Art in Austin is Returning, Slowly but Surely
- Clay Standridge
- Oct 4, 2022
- 4 min read
Written in May, 2021
by Clay Standridge
The glass double doors of the Blanton Museum of Art open to the front desk where a masked employee stares at a computer screen. Past the front desk, through the foyer, lies the massive main room. White and blue tiles climb up its walls to an immense, skeleton-like sculpture hanging from the ceiling. Normally, there would be dozens of people staring at it from the ground, but the room is empty.

The buzz of school children, docents, gallery teachers and art appreciators has turned into the shuffles of one or two masked patrons trying to stay socially distant. The whispers of a Francisco Matto and the screams of a Hans Hofmann sit in silence.
The Blanton, which once hosted hundreds of people a day, now sees only a few dozen visitors a week. The COVID-19 pandemic shut the museum down from March until August 2020, and, although the museum is now open and attendance is on the rise, the effects of the pandemic still linger.
“I miss the informal aspects of being in an office. Talking to your coworkers, seeing people in person, going to the mailroom and seeing art,” says Christian Wurst, a curatorial assistant at The Blanton, who has been working remotely since March 2020. “It’s difficult to have a job where you basically talk about art and look at that art and you essentially are cut off from all the art for most of the time.”
Working with art is intrinsically hands-on. Even the magic of just viewing the art is lost when it can’t be in person. Anyone can see a picture of the Mona Lisa on Google Images, but there is a reason why people line up at the Louvre just to get a peek. So, when a person's job is dependent upon being physically with the art, and being able to see details, their job becomes much harder when they can’t.
The entirety of the art world felt the same repercussions.
“To be told, ‘you have to go home now, take your stuff from your desk and we’ll see what we can do remotely’ was really scary,” says Rachel Daley, the Senior Auction Coordinator at Santa Fe Art Auction. “I wasn’t doing my job fully and effectively because I wasn’t physically there with the art.”
While being with the art is a massive part of the job for some museum employees, the exhibition schedule is something that involves the entire administrative staff. So, when a special exhibition of Latin American art at the Blanton was forced to close less than a month after its opening in February 2020, the museum was left wondering what to do.

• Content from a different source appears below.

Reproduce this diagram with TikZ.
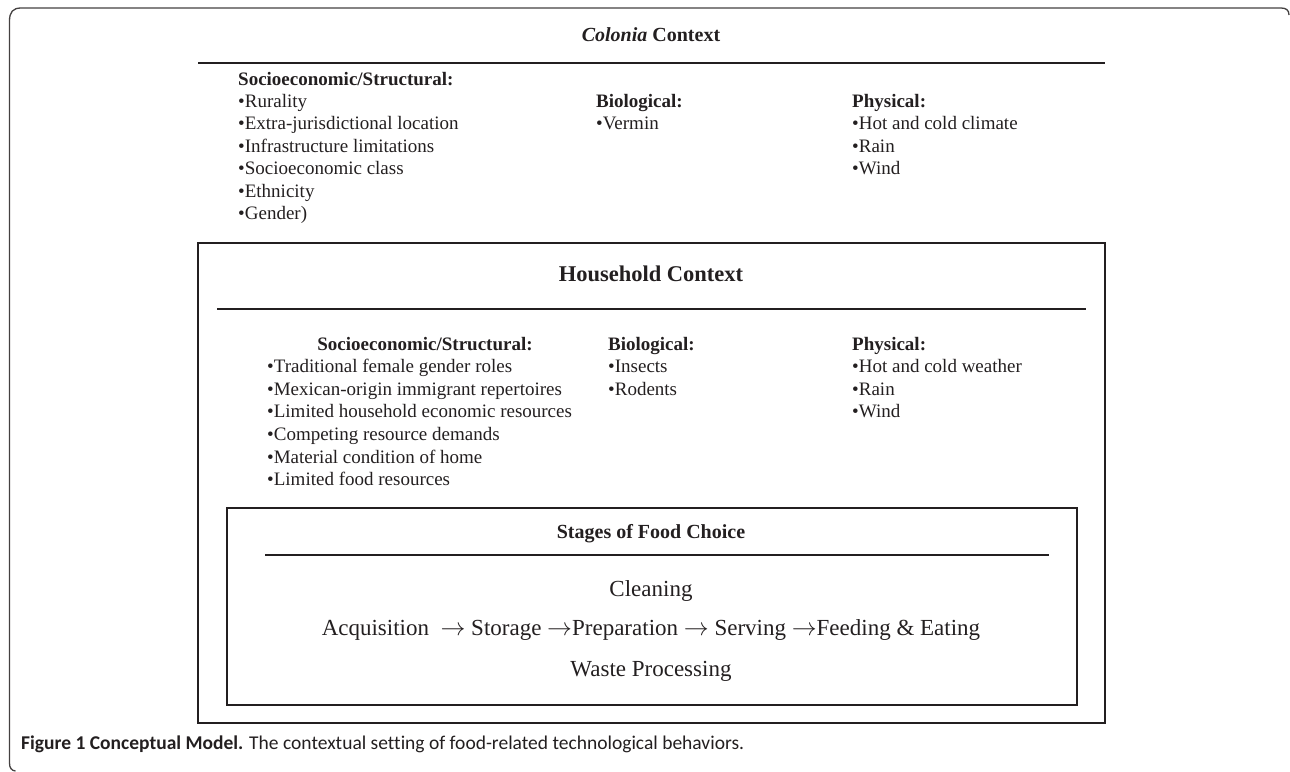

Although many of the works put on display were a part of the Blanton’s extensive private collection, there were also works on loan from Peru, Argentina and Mexico. Not only was the exhibition schedule thrown out the window, but all these works were stuck in an empty gallery, doomed to sit unseen for months then shipped back to their respective countries.
When the marketing and communications staff at the Blanton realized there was no timeline for their reopening, they began to find ways for people to safely view the art. They started creating an online multimedia experience, complete with an audio guide and 360° camera tour, trying to replicate what it felt like to walk through the halls of the museum.
With the team hard at work developing digital experiences and trying to make a positive from a very negative situation, the museum staff noticed an unexpected upside of the shutdown. Because of the domino effect the pandemic caused, throwing off the schedule of hundreds of museums and travelling exhibitions worldwide, the Blanton was forced to dig into their own archive of over 19,000 works.
“Our curators and our collections team started working on creating new exhibitions to take the place of these travelling exhibitions but creating them out of our own collection,” says Carlotta Stankiewicz, the Director of Marketing and Communications at the Blanton. “It actually has been a good thing because I think, as a result of that, our curators are always challenged to come up with new ways to present the work in our collection and to find works that haven’t been displayed before.”
In September 2021, the Blanton is opening an exhibition called “Without Limits: Helen Frankenthaler, Abstraction, and the Language of Print,” which is composed completely of works pulled from the Blanton’s archive. The exhibition was organized by Wurst.
Now, the museum has reopened, and as special exhibitions resume and masked visitors begin filing back in, museum staffers extra creative effort is paying off. Attendance is still limited, ticket reservations are mandatory, and masks are still required, but people are once again making connections with the art.
The primary draw of art museums is obviously the art, but there’s also a certain je ne sais quoi, something that you can’t quite put your finger on, that brings you back. That magic is slowly but surely returning.
“It’s not the same, people are wearing masks, staying far away from each other, but you can still have those close relationships with the artwork that you had before,” says Mitch McDavid, the Head of Security at the Blanton. “It’s a little harder to see because we’re staying socially distanced, but you can see the same kind of wonderment and excitement for the shows that you had before.”